So, am I okay? In the ‘hair on fire, bear chasing me in a honey snowsuit way,’ yup, I am. It’s just that ‘okay’ is no longer the flat, innocuous word it once was. It is complicated and multidimensional and conflicted. Will I physically survive Roger’s illness and death? I’m assuming, yes. I haven’t turned to drugs or alcohol (much.) I am not engaging in reckless, high-risk behavior (drat). I am most definitely seriously, acutely, spectacularly pissed off!!!! In a Shakespearian, King Learian:

Blow, winds, and crack your cheeks! Rage, blow!
You cataracts and hurricanes, spout
Till you have drenched our steeples, drowned the cocks!
You sulfurous and thought-executing fires,
Vaunt-couriers of oak-cleaving thunderbolts,
Singe my white head!
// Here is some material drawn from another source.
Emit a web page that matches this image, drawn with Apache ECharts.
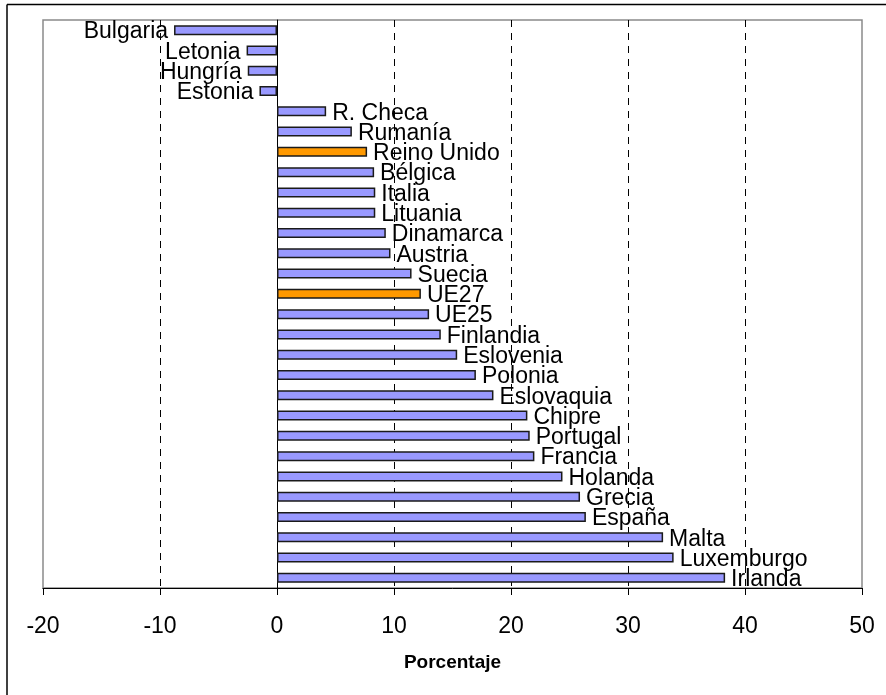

And thou, all-shaking thunder,
Smite flat the thick rotundity o’ th’ world,
Crack nature’s molds, all germens spill at once
That make ingrateful man!

…kind of way. THAT kind of pissed!!

Sooooo….

…having said all that, um, please do keep asking me how I am.

After all I am a lot like my 99 year old Grandmother. Who has been known to say things like “Huggin’ makes me high!” Even though that’s a metaphor, (no hugs necessary,) and she also said in reference to box picnic parties of her youth, “Oh, all the boys they were just dying to get into my box,” it really îs connecting with others that brings me the most joy. And as much as I have come to hate it when people look at me knowingly shake their head and say, “Time. It takes time.”, I know they are right.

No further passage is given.